Love & Sex Magazine

Love Cocoon

By Juliez

Recently, whilst speaking to my best friend, I couldn’t help but wonder about the level of seriousness in her relationship. It really made me think about how mature a relationship should be at the age of 21. We are at two very different ends of the relationship spectrum; I, at 20 years old, have never been in a serious relationship, whereas she has been with the same person for roughly 3 years. As of late, I sense that there is a lot less fervor in the way that she talks about her relationship.

So I say that to say this: How young is too young to be in a relationship for multiple years? Hell, should it even matter when you find love? Obviously, my perspective is always going to come from that of a single person, but I often believe many young women my age are stunting their growth (by which I mean personally, emotionally and socially, amongst over things) by being in relationships.

At 21 years old, there should be this insatiable thirst to experience all things new in all aspects of your life. Let’s be honest here. At 17 or 18 you want nothing more than to be romantically involved with someone that you can go to the movies with, take juvenile pictures of you two doing kissy faces, and all the other things teenagers do in their formative years.

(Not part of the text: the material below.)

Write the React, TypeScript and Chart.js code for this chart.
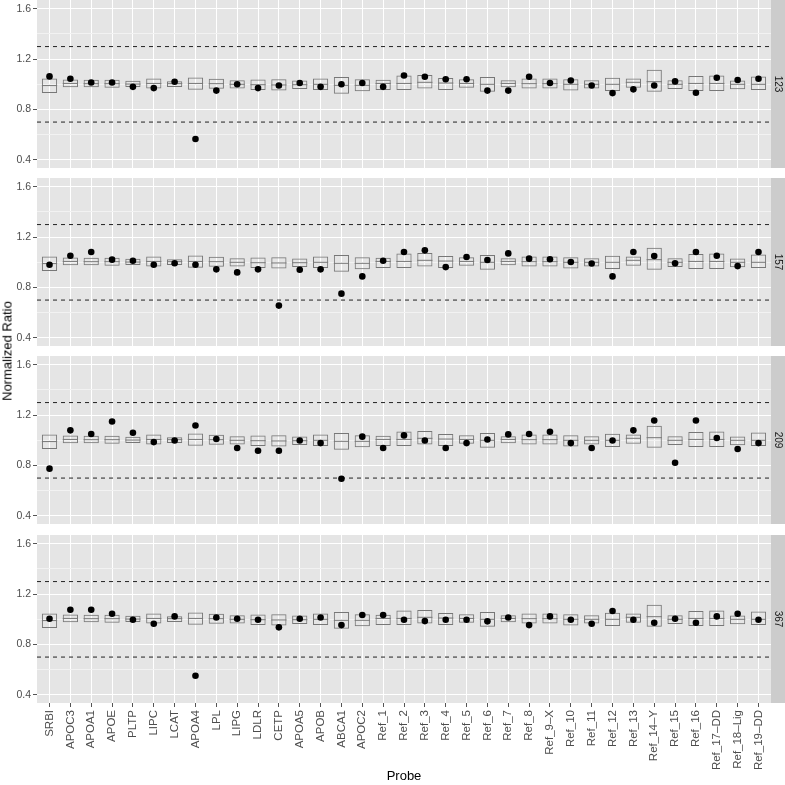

Fast forward to now (3 years later), in the space between teen and adult, and more likely than not a great deal of growth has occurred. Are you two still at the same place emotionally? Do you both still have the same life goals? Career goals? Shit, are you guys together due to comfort? Is that same adhesive that held you guys firmly together still intact or has time worn it away? I guess what I really want to know is if a relationship is like a cocoon or second skin that you shed and outgrow once you’ve reached a new plateau in your life. Are they malleable things that you have to shape, prod, and mold into what you ultimately want them to be? Should you have to endure, or should you walk away once you’ve realized that you’ve surpassed your partner (be it emotional or otherwise)? What do you do when you feel a sense of stagnation and lack of development?

These were just questions that weighed on my mind a bit, I guess. I obviously have no clue how to answer the aforementioned questions, so they’ll just be there to linger. Perhaps they will be things to consider once I find someone worth spending time with.